# start of STORED ROWS

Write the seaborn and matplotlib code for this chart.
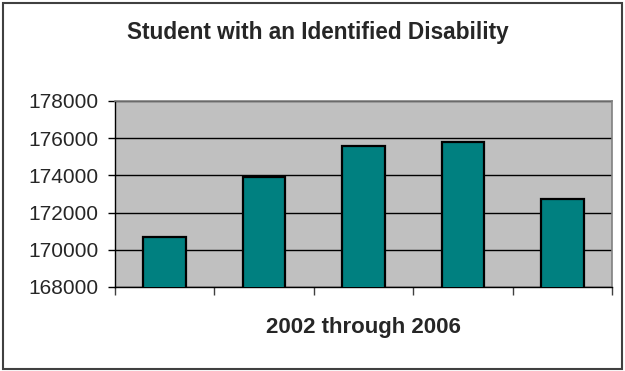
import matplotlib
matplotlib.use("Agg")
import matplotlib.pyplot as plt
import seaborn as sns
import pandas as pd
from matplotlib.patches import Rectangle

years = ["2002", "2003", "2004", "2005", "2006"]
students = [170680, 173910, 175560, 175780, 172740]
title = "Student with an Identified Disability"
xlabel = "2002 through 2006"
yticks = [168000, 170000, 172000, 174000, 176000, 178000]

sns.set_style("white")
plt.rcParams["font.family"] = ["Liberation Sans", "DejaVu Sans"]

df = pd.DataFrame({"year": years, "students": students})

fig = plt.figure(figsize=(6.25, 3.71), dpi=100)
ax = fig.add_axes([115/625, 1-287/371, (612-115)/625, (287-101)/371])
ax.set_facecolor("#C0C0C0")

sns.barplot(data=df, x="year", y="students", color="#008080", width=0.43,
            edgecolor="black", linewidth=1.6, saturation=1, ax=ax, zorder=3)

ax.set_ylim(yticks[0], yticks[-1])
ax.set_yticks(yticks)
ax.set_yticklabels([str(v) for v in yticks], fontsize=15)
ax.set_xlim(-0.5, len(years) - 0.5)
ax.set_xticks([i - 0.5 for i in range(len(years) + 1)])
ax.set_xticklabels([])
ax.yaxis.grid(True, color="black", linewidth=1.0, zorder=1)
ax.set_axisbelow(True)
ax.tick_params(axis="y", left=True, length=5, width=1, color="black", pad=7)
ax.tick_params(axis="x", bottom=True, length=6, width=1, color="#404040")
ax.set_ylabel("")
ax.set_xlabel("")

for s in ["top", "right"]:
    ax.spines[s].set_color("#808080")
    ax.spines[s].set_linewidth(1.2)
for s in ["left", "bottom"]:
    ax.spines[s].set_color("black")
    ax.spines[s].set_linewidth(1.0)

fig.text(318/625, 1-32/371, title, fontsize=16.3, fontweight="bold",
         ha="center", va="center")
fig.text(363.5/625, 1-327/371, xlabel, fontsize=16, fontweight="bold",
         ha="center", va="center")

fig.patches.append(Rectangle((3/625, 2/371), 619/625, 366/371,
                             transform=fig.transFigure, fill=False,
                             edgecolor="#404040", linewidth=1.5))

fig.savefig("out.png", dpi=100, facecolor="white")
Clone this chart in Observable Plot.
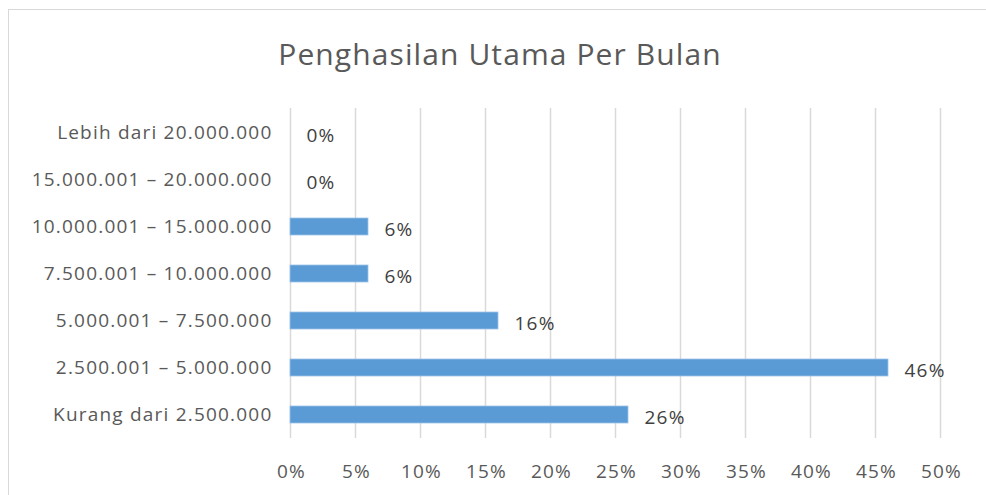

# end of STORED ROWS
# start of STORED ROWS

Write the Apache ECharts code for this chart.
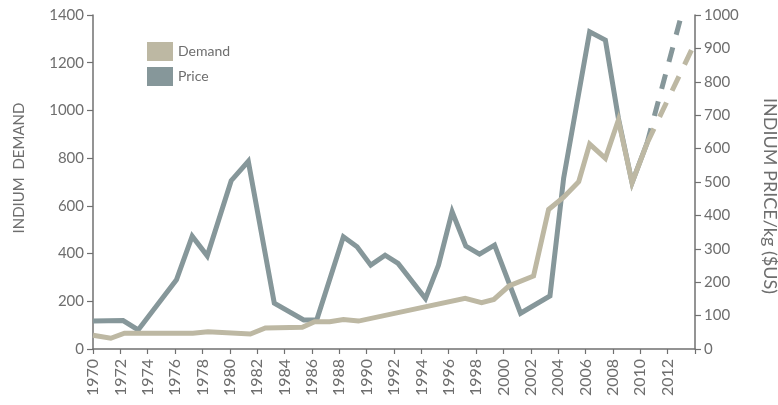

# end of STORED ROWS

• STATED EXERCISE: Each line containing the word "this" counts once; say how many such lines there are, giving only the number.

• EXPECTED ANSWER: 3